Storage, Freezing & Make-Ahead Tips
Make ahead by slicing chicken and tossing with the dry rub up to 24 hours before cooking; keep covered in the fridge. Cooked fajita mix keeps 3 days refrigerated in an airtight container; reheat gently in a skillet with a tablespoon of water or oil to restore moisture. Freeze cooked chicken and veggies flat in freezer bags for up to 3 months; thaw overnight in the fridge. For reheating without drying, microwave with a damp paper towel or reheat covered in a 350°F oven for 10–12 minutes.
What to Serve With Chicken Fajitas
Serve with warm tortillas, Mexican rice or cilantro-lime rice for substance, and charro beans or refried beans for creaminess. Fresh pico de gallo or jarred salsa verde adds acidity; guacamole and sliced avocado bring richness. A simple green salad or pickled red onions cut the richness on heavy nights. For drinks try a margarita, Mexican lager, or sparkling water with lime. These pairings balance heat, texture, and acid so every bite feels bright and satisfying.
Common Mistakes to Avoid
Overcrowding the pan is the top mistake—when the skillet is crowded the meat steams and never browns; cook in batches if needed. Another is not slicing across the grain, which makes chicken tough. Using low heat gives pale, limp vegetables; use medium-high to high heat so peppers char while staying crisp. Adding citrus too early strips the chicken of moisture; add lime at the end for brightness. Finally, don’t skip resting the chicken for a couple minutes—resting juices redistribute and keep the meat juicy.
Frequently Asked Questions
How long do chicken fajitas take to cook?
From start to finish this recipe takes about 30 minutes: 15 minutes to prep and 12–15 minutes to cook. Chicken strips sear in 3–5 minutes per batch and vegetables take about 5–7 minutes to char and soften.
Can I make chicken fajitas ahead of time?

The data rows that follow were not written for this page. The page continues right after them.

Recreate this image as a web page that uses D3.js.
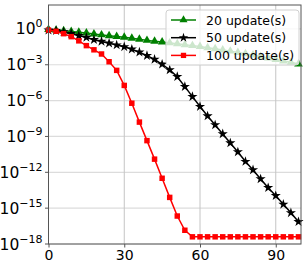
<!DOCTYPE html>
<html>
<head>
<meta charset="utf-8">
<script src="https://cdn.jsdelivr.net/npm/d3@7"></script>
<style>
  body { margin: 0; background: #fff; }
  svg { font-family: "DejaVu Sans", sans-serif; }
</style>
</head>
<body>
<svg width="306" height="268"></svg>
<script>
// iterations (every 3rd step is plotted)
const steps = d3.range(0, 100, 3);

// log10 of the error
const green20 = [-0.05, -0.1, -0.15, -0.22, -0.28, -0.35, -0.42, -0.5, -0.57, -0.64, -0.7, -0.78, -0.86, -0.96, -1.04, -1.1, -1.17,
  -1.24, -1.32, -1.4, -1.48, -1.57, -1.66, -1.76, -1.86, -1.97, -2.08, -2.19, -2.31, -2.43, -2.56, -2.68, -2.8, -2.93];
const black50 = [-0.1, -0.15, -0.25, -0.4, -0.56, -0.72, -0.9, -1.05, -1.2, -1.35, -1.5, -1.7, -1.95, -2.24, -2.55, -2.96, -3.43,
  -4.0, -4.83, -5.67, -6.5, -7.29, -8.04, -8.79, -9.55, -10.3, -11.1, -11.8, -12.56, -13.29, -13.96, -14.68, -15.39, -16.14];
const red100 = [-0.1, -0.2, -0.4, -0.65, -1.0, -1.4, -1.75, -2.1, -2.75, -3.47, -4.73, -6.22, -7.8, -9.35, -10.9, -12.5, -14.1,
  -15.66, -16.85, -17.4, -17.4, -17.4, -17.4, -17.4, -17.4, -17.4, -17.4, -17.4, -17.4, -17.4, -17.4, -17.4, -17.4, -17.4];

const seriesNames = ['20 update(s)', '50 update(s)', '100 update(s)'];
const seriesColors = ['#008000', '#000000', '#ff0000'];
const seriesMarkers = [d3.symbolTriangle, d3.symbolStar, d3.symbolSquare];
const xTicks = [0, 30, 60, 90];
const yTickExps = [0, -3, -6, -9, -12, -15, -18];

const svg = d3.select('svg');
const mLeft = 48.5, mRight = 301, mTop = 5, mBottom = 244;

const x = d3.scaleLinear().domain([0, 100]).range([mLeft, mRight]);
const y = d3.scaleLog().domain([1e-18, 1e2]).range([mBottom, mTop]);

// grid
svg.append('g').selectAll('line')
  .data(yTickExps)
  .join('line')
  .attr('x1', mLeft).attr('x2', mRight)
  .attr('y1', d => y(Math.pow(10, d))).attr('y2', d => y(Math.pow(10, d)))
  .attr('stroke', '#dcdcdc').attr('stroke-width', 1.2);

svg.append('g').selectAll('line')
  .data(xTicks)
  .join('line')
  .attr('x1', d => x(d)).attr('x2', d => x(d))
  .attr('y1', mTop).attr('y2', mBottom)
  .attr('stroke', '#c4c4c4').attr('stroke-width', 1);

// series
const all = [green20, black50, red100];
const line = d3.line().x((d, i) => x(steps[i])).y(d => y(Math.pow(10, d)));

all.forEach((vals, k) => {
  const g = svg.append('g');
  g.append('path')
    .attr('d', line(vals))
    .attr('fill', 'none')
    .attr('stroke', seriesColors[k])
    .attr('stroke-width', 1.5);
  const sym = d3.symbol().type(seriesMarkers[k]).size(k === 2 ? 30 : 32);
  g.selectAll('path.m')
    .data(vals)
    .join('path')
    .attr('class', 'm')
    .attr('transform', (d, i) => `translate(${x(steps[i])},${y(Math.pow(10, d))})`)
    .attr('d', sym)
    .attr('fill', seriesColors[k]);
});

// frame
svg.append('rect')
  .attr('x', mLeft).attr('y', mTop)
  .attr('width', mRight - mLeft).attr('height', mBottom - mTop)
  .attr('fill', 'none').attr('stroke', '#555').attr('stroke-width', 1);

// x axis
const xAxis = d3.axisBottom(x).tickValues(xTicks).tickSize(3.5).tickPadding(3);
const xg = svg.append('g').attr('transform', `translate(0,${mBottom})`).call(xAxis);
xg.select('.domain').remove();
xg.selectAll('line').attr('stroke', '#555');
xg.selectAll('text').attr('font-size', 14).attr('fill', '#000')
  .attr('font-family', '"DejaVu Sans", sans-serif');

// y axis with superscript labels
const yg = svg.append('g');
yg.selectAll('line')
  .data(yTickExps)
  .join('line')
  .attr('x1', mLeft - 3.5).attr('x2', mLeft)
  .attr('y1', d => y(Math.pow(10, d))).attr('y2', d => y(Math.pow(10, d)))
  .attr('stroke', '#555');
const lab = yg.selectAll('text')
  .data(yTickExps)
  .join('text')
  .attr('x', mLeft - 6)
  .attr('y', d => y(Math.pow(10, d)) + 5.5)
  .attr('text-anchor', 'end')
  .attr('font-size', 15.5);
lab.append('tspan').text('10');
lab.append('tspan').attr('dy', -7).attr('font-size', 11)
  .text(d => d === 0 ? '0' : '\u2212' + (-d));

// legend
const lg = svg.append('g').attr('transform', 'translate(166,10)');
lg.append('rect')
  .attr('width', 133).attr('height', 55).attr('rx', 3)
  .attr('fill', '#fff').attr('fill-opacity', 0.8)
  .attr('stroke', '#d0d0d0');
seriesNames.forEach((name, k) => {
  const yy = 10 + k * 17.7;
  lg.append('line').attr('x1', 5).attr('x2', 30).attr('y1', yy).attr('y2', yy)
    .attr('stroke', seriesColors[k]).attr('stroke-width', 1.5);
  lg.append('path').attr('transform', `translate(17.5,${yy})`)
    .attr('d', d3.symbol().type(seriesMarkers[k]).size(28))
    .attr('fill', seriesColors[k]);
  lg.append('text').attr('x', 40).attr('y', yy + 4.5)
    .attr('font-size', 12.5).text(name);
});
</script>
</body>
</html>
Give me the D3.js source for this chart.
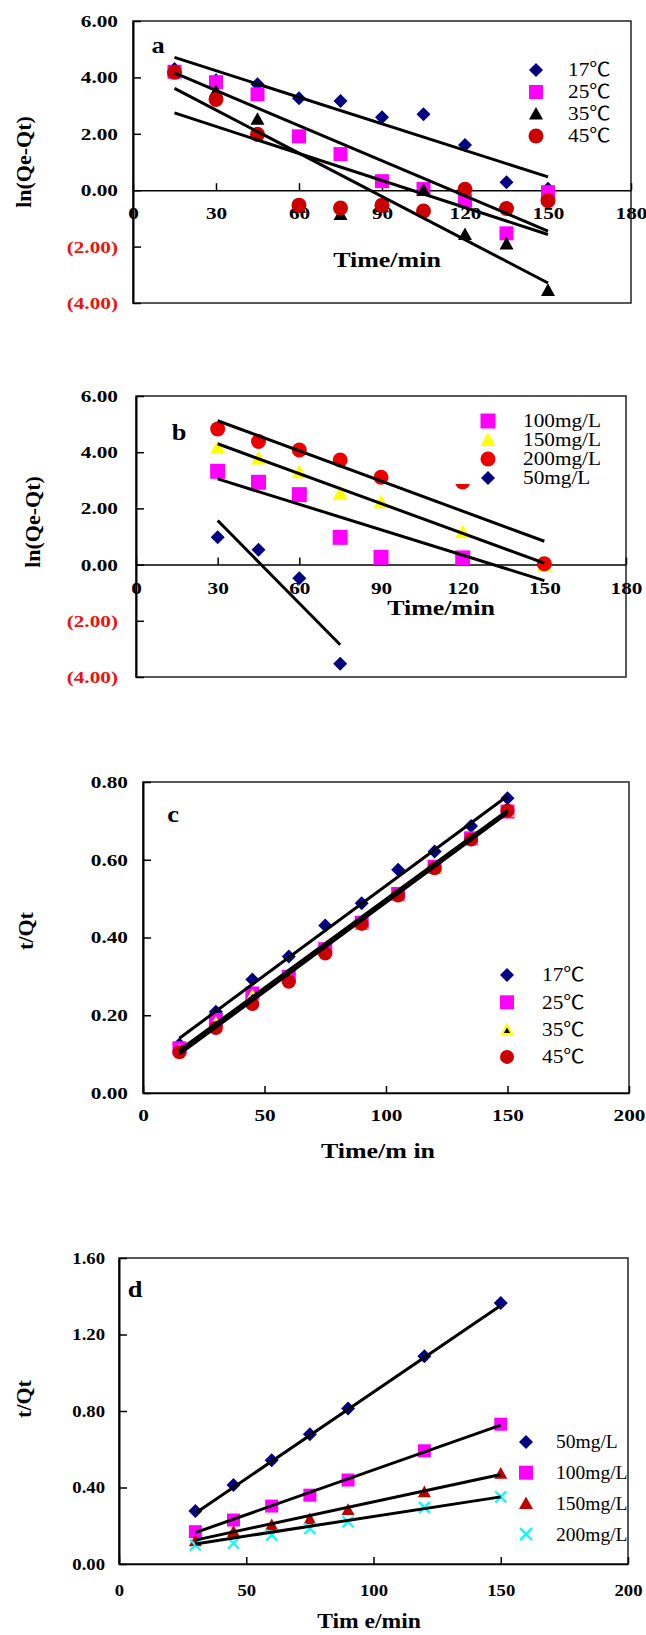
<!DOCTYPE html>
<html><head><meta charset="utf-8">
<script src="https://cdn.jsdelivr.net/npm/d3@7"></script>
<style>body{margin:0;background:#fff}svg{display:block}</style>
</head><body><svg id="chart" width="646" height="1635"></svg>
<script>
// ---------- DATA ----------
// Panel a : ln(Qe-Qt) vs time, temperatures
const timeA = [15,30,45,60,75,90,105,120,135,150];
const seriesA = ["17℃","25℃","35℃","45℃"];
const a17 = [4.30,3.90,3.76,3.26,3.16,2.59,2.69,1.60,0.28,0.05];
const a25 = [4.20,3.83,3.40,1.91,1.28,0.32,0.04,-0.37,-1.53,-0.07];
const a35 = [4.25,3.51,2.52,-0.60,-0.86,-0.58,0.00,-1.57,-1.90,-3.55];
const a45 = [4.18,3.22,1.98,-0.53,-0.63,-0.53,-0.74,0.03,-0.65,-0.37];
const fitXA = [15,150];
const fitA17 = [4.71,0.47], fitA25 = [4.16,-1.45], fitA35 = [3.61,-3.29], fitA45 = [2.74,-1.57];
const xTicksA = [0,30,60,90,120,150,180];
const yTicksA = [-4,-2,0,2,4,6];

// Panel b : ln(Qe-Qt) vs time, concentrations
const timeB = [30,45,60,75,90,120,150];
const timeB50 = [30,45,60,75];
const seriesB = ["100mg/L","150mg/L","200mg/L","50mg/L"];
const b100 = [3.32,2.93,2.49,0.97,0.26,0.24];
const b150 = [4.17,3.78,3.29,2.52,2.22,1.15,-0.05];
const b200 = [4.83,4.38,4.08,3.72,3.11,2.94,0.03];
const b50 = [0.97,0.53,-0.49,-3.53];
const fitXB = [30,150], fitXB50 = [30,75];
const fitB100 = [3.05,-0.57], fitB150 = [4.30,0.05], fitB200 = [5.12,0.83], fitB50 = [1.57,-2.85];
const xTicksB = [0,30,60,90,120,150,180];
const yTicksB = [-4,-2,0,2,4,6];

// Panel c : t/Qt vs time, temperatures
const timeC = [15,30,45,60,75,90,105,120,135,150];
const seriesC = ["17℃","25℃","35℃","45℃"];
const c17 = [0.125,0.209,0.292,0.351,0.431,0.488,0.574,0.621,0.687,0.758];
const c25 = [0.115,0.188,0.256,0.299,0.370,0.438,0.512,0.582,0.655,0.724];
const c35 = [0.110,0.180,0.250,0.295,0.365,0.437,0.510,0.580,0.654,0.725];
const c45 = [0.105,0.167,0.229,0.286,0.359,0.435,0.508,0.578,0.652,0.726];
const fitXC = [15,150];
const fitC17 = [0.141,0.764], fitC25 = [0.110,0.727], fitC35 = [0.106,0.724], fitC45 = [0.100,0.720];
const xTicksC = [0,50,100,150,200];
const yTicksC = [0,0.2,0.4,0.6,0.8];

// Panel d : t/Qt vs time, concentrations
const timeD = [30,45,60,75,90,120,150];
const seriesD = ["50mg/L","100mg/L","150mg/L","200mg/L"];
const d50 = [0.277,0.413,0.543,0.679,0.813,1.086,1.365];
const d100 = [0.169,0.230,0.303,0.360,0.439,0.592,0.731];
const d150 = [0.120,0.169,0.204,0.235,0.284,0.376,0.473];
const d200 = [0.099,0.108,0.151,0.186,0.221,0.296,0.351];
const fitXD = [30,150];
const fitD50 = [0.265,1.352], fitD100 = [0.164,0.726], fitD150 = [0.125,0.468], fitD200 = [0.105,0.351];
const xTicksD = [0,50,100,150,200];
const yTicksD = [0,0.4,0.8,1.2,1.6];

// ---------- DRAWING ----------
const FONT = '"Liberation Serif","Times New Roman",serif';
const svg = d3.select("#chart");

function shapePath(type, r) {
  if (type === "diamond") return `M0,${-r}L${r},0L0,${r}L${-r},0Z`;
  if (type === "square") return `M${-r},${-r}H${r}V${r}H${-r}Z`;
  if (type === "triangle") return `M0,${-r}L${r},${r*0.8}L${-r},${r*0.8}Z`;
  if (type === "circle") return `M${-r},0A${r},${r} 0 1,0 ${r},0A${r},${r} 0 1,0 ${-r},0Z`;
  if (type === "cross") return `M${-r},${-r}L${r},${r}M${-r},${r}L${r},${-r}`;
}
function drawMarker(g, type, color, r, cx, cy, inner) {
  const p = g.append("path").attr("d", shapePath(type, r)).attr("transform", `translate(${cx},${cy})`);
  if (type === "cross") p.attr("fill","none").attr("stroke",color).attr("stroke-width",2.2);
  else p.attr("fill",color);
  if (inner) g.append("path").attr("d", shapePath("triangle", r*0.45)).attr("transform", `translate(${cx},${cy+1})`).attr("fill", inner);
}
function stretchedText(g, txt, x, y, size, sx, opts) {
  opts = opts || {};
  const t = g.append("text").text(txt)
    .attr("transform", `translate(${x},${y}) ${opts.rotate ? "rotate(-90)" : ""} scale(${sx},1)`)
    .attr("font-family", opts.family || FONT).attr("font-size", size)
    .attr("font-weight", opts.bold === false ? "normal" : "bold")
    .attr("text-anchor", opts.anchor || "middle").attr("fill", opts.fill || "#000");
  if (opts.dy) t.attr("dy", opts.dy);
  return t;
}

function panel(cfg) {
  const x = d3.scaleLinear().domain(cfg.xDomain).range([cfg.left, cfg.right]);
  const y = d3.scaleLinear().domain(cfg.yDomain).range([cfg.bottom, cfg.top]);
  const g = svg.append("g");

  g.append("rect").attr("x", cfg.left).attr("y", cfg.top)
    .attr("width", cfg.right - cfg.left).attr("height", cfg.bottom - cfg.top)
    .attr("fill", "none").attr("stroke", "#222").attr("stroke-width", 1.5);

  // y axis
  const ya = g.append("g").attr("transform", `translate(${cfg.left},0)`)
    .call(d3.axisLeft(y).tickValues(cfg.yTicks).tickSizeInner(-8).tickSizeOuter(0)
      .tickPadding(cfg.yGap / cfg.tsx).tickFormat(cfg.yFmt));
  ya.select(".domain").attr("stroke", "#000").attr("stroke-width", 2);
  ya.selectAll(".tick line").attr("stroke", "#000").attr("stroke-width", 1.5);
  ya.selectAll("text").attr("font-family", FONT).attr("font-weight", "bold").attr("font-size", cfg.tfs)
    .attr("fill", d => d < 0 ? "#ee1111" : "#000").attr("transform", `scale(${cfg.tsx},1)`);

  // x axis (at y = 0)
  const xa = g.append("g").attr("transform", `translate(0,${y(0)})`)
    .call(d3.axisBottom(x).tickValues(cfg.xTicks).tickSizeInner(-7).tickSizeOuter(0)
      .tickPadding(cfg.xPad).tickFormat(d3.format("d")));
  xa.select(".domain").attr("stroke", "#000").attr("stroke-width", 1.5);
  xa.selectAll(".tick line").attr("stroke", "#000").attr("stroke-width", 1.5);
  xa.selectAll("text").attr("font-family", FONT).attr("font-weight", "bold").attr("font-size", cfg.tfs)
    .attr("transform", `scale(${cfg.tsx},1)`);

  // markers
  cfg.series.forEach(s => {
    s.values.forEach((v, i) => {
      drawMarker(g, s.shape, s.color, s.r, x(s.times[i]), y(v), s.inner);
    });
  });
  // trend lines
  cfg.fits.forEach(f => {
    g.append("line").attr("x1", x(f.xs[0])).attr("x2", x(f.xs[1]))
      .attr("y1", y(f.ys[0])).attr("y2", y(f.ys[1]))
      .attr("stroke", "#000").attr("stroke-width", f.w || 3);
  });
  // legend
  const L = cfg.legend;
  if (L.bg) g.append("rect").attr("x", L.bg[0]).attr("y", L.bg[1]).attr("width", L.bg[2]).attr("height", L.bg[3]).attr("fill", "#fff");
  L.items.forEach((s, i) => {
    const cy = L.y0 + i * L.dy;
    drawMarker(g, s.shape, s.color, s.r, L.mx, cy, s.inner);
    stretchedText(g, s.name, L.tx, cy + L.fs * 0.33, L.fs, L.sx, {bold: false, anchor: "start",
      family: '"Liberation Serif","Times New Roman","Noto Sans CJK SC",serif'});
  });
  // panel letter & titles
  stretchedText(g, cfg.letter, cfg.letterPos[0], cfg.letterPos[1], 24, 1.1, {});
  stretchedText(g, cfg.xTitle, cfg.xTitlePos[0], cfg.xTitlePos[1], cfg.xTitleSize || 22, 1.18, {});
  stretchedText(g, cfg.yTitle, cfg.yTitlePos[0], cfg.yTitlePos[1], 22, 1.0, {rotate: true, dy: "0.35em"});
}

const fmtParen = d => d < 0 ? `(${Math.abs(d).toFixed(2)})` : d.toFixed(2);
const fmt2 = d => d.toFixed(2);

// Panel a
panel({
  left: 133, right: 631, top: 21, bottom: 303, xDomain: [0,180], yDomain: [-4,6],
  xTicks: xTicksA, yTicks: yTicksA, yFmt: fmtParen, tfs: 17, tsx: 1.25, yGap: 15, xPad: 17,
  series: [
    {name: seriesA[0], times: timeA, values: a17, shape: "diamond", color: "#000080", r: 7},
    {name: seriesA[1], times: timeA, values: a25, shape: "square", color: "#ff00ff", r: 7},
    {name: seriesA[2], times: timeA, values: a35, shape: "triangle", color: "#000", r: 7},
    {name: seriesA[3], times: timeA, values: a45, shape: "circle", color: "#cc0000", r: 7.5}
  ],
  fits: [
    {xs: fitXA, ys: fitA17}, {xs: fitXA, ys: fitA25}, {xs: fitXA, ys: fitA35}, {xs: fitXA, ys: fitA45}
  ],
  legend: {mx: 536, tx: 568, y0: 70, dy: 22, fs: 19, sx: 1.12, items: [
    {name: seriesA[0], shape: "diamond", color: "#000080", r: 7},
    {name: seriesA[1], shape: "square", color: "#ff00ff", r: 7},
    {name: seriesA[2], shape: "triangle", color: "#000", r: 7},
    {name: seriesA[3], shape: "circle", color: "#cc0000", r: 7.5}
  ]},
  letter: "a", letterPos: [158, 53],
  xTitle: "Time/min", xTitlePos: [387, 267],
  yTitle: "ln(Qe-Qt)", yTitlePos: [23, 162]
});

// Panel b
panel({
  left: 136, right: 626, top: 396, bottom: 677, xDomain: [0,180], yDomain: [-4,6],
  xTicks: xTicksB, yTicks: yTicksB, yFmt: fmtParen, tfs: 17, tsx: 1.25, yGap: 18, xPad: 17,
  series: [
    {name: seriesB[3], times: timeB50, values: b50, shape: "diamond", color: "#000080", r: 7},
    {name: seriesB[0], times: timeB, values: b100, shape: "square", color: "#ff00ff", r: 7.5},
    {name: seriesB[1], times: timeB, values: b150, shape: "triangle", color: "#ffff00", r: 7.5},
    {name: seriesB[2], times: timeB, values: b200, shape: "circle", color: "#ee0000", r: 7.5}
  ],
  fits: [
    {xs: fitXB, ys: fitB200}, {xs: fitXB, ys: fitB150}, {xs: fitXB, ys: fitB100}, {xs: fitXB50, ys: fitB50}
  ],
  legend: {mx: 488, tx: 523, y0: 421, dy: 19, fs: 19, sx: 1.12, bg: [450, 404, 172, 80], items: [
    {name: seriesB[0], shape: "square", color: "#ff00ff", r: 7.5},
    {name: seriesB[1], shape: "triangle", color: "#ffff00", r: 7.5},
    {name: seriesB[2], shape: "circle", color: "#ee0000", r: 7.5},
    {name: seriesB[3], shape: "diamond", color: "#000080", r: 7}
  ]},
  letter: "b", letterPos: [179, 440],
  xTitle: "Time/min", xTitlePos: [441, 615],
  yTitle: "ln(Qe-Qt)", yTitlePos: [32, 522]
});

// Panel c
panel({
  left: 143, right: 629, top: 782, bottom: 1093, xDomain: [0,200], yDomain: [0,0.8],
  xTicks: xTicksC, yTicks: yTicksC, yFmt: fmt2, tfs: 17, tsx: 1.25, yGap: 15, xPad: 16,
  series: [
    {name: seriesC[0], times: timeC, values: c17, shape: "diamond", color: "#000080", r: 7},
    {name: seriesC[1], times: timeC, values: c25, shape: "square", color: "#ff00ff", r: 7},
    {name: seriesC[2], times: timeC, values: c35, shape: "triangle", color: "#ffff00", r: 7, inner: "#000"},
    {name: seriesC[3], times: timeC, values: c45, shape: "circle", color: "#cc0000", r: 7}
  ],
  fits: [
    {xs: fitXC, ys: fitC17}, {xs: fitXC, ys: fitC25}, {xs: fitXC, ys: fitC35}, {xs: fitXC, ys: fitC45}
  ],
  legend: {mx: 507, tx: 542, y0: 975, dy: 27.3, fs: 19, sx: 1.12, items: [
    {name: seriesC[0], shape: "diamond", color: "#000080", r: 7},
    {name: seriesC[1], shape: "square", color: "#ff00ff", r: 7},
    {name: seriesC[2], shape: "triangle", color: "#ffff00", r: 7, inner: "#000"},
    {name: seriesC[3], shape: "circle", color: "#cc0000", r: 7}
  ]},
  letter: "c", letterPos: [173, 822],
  xTitle: "Time/m in", xTitlePos: [378, 1158],
  yTitle: "t/Qt", yTitlePos: [25, 931]
});

// Panel d
panel({
  left: 119, right: 628, top: 1258, bottom: 1564, xDomain: [0,200], yDomain: [0,1.6],
  xTicks: xTicksD, yTicks: yTicksD, yFmt: fmt2, tfs: 17, tsx: 1.1, yGap: 14, xPad: 20,
  series: [
    {name: seriesD[0], times: timeD, values: d50, shape: "diamond", color: "#000080", r: 7},
    {name: seriesD[1], times: timeD, values: d100, shape: "square", color: "#ff00ff", r: 6.5},
    {name: seriesD[2], times: timeD, values: d150, shape: "triangle", color: "#c00000", r: 6.5},
    {name: seriesD[3], times: timeD, values: d200, shape: "cross", color: "#00ffff", r: 5.5}
  ],
  fits: [
    {xs: fitXD, ys: fitD50}, {xs: fitXD, ys: fitD100}, {xs: fitXD, ys: fitD150}, {xs: fitXD, ys: fitD200}
  ],
  legend: {mx: 526, tx: 556, y0: 1442, dy: 30.7, fs: 19.5, sx: 1.0, items: [
    {name: seriesD[0], shape: "diamond", color: "#000080", r: 7},
    {name: seriesD[1], shape: "square", color: "#ff00ff", r: 7},
    {name: seriesD[2], shape: "triangle", color: "#c00000", r: 7},
    {name: seriesD[3], shape: "cross", color: "#00ffff", r: 6}
  ]},
  letter: "d", letterPos: [135, 1297],
  xTitle: "Tim e/min", xTitlePos: [369, 1628], xTitleSize: 20,
  yTitle: "t/Qt", yTitlePos: [23, 1399]
});
</script>
</body></html>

Yes—slice and season the chicken up to 24 hours ahead. Fully cooked fajita mix stores in the refrigerator for 3 days. For parties you can cook everything in advance and reheat in a hot skillet for 3–5 minutes before serving.
What is the best cut of chicken for fajitas?
Boneless skinless chicken breasts are lean and quick; slice thin for tenderness. Boneless thighs are my pick for juicier, more forgiving fajitas—use the same seasoning and shorten cook time slightly.
How do I stop fajitas from getting soggy?
High heat and a hot pan are key—sear the chicken and get char on the peppers. Don’t overcrowd the skillet and don’t overcook vegetables; cook until they’re just tender with browned edges to avoid sogginess.
Can I freeze cooked chicken fajitas?
Yes. Cool completely, portion into freezer bags, remove excess air, and freeze up to 3 months. Thaw overnight in the fridge and reheat gently in a skillet with a splash of water or oil to restore moisture.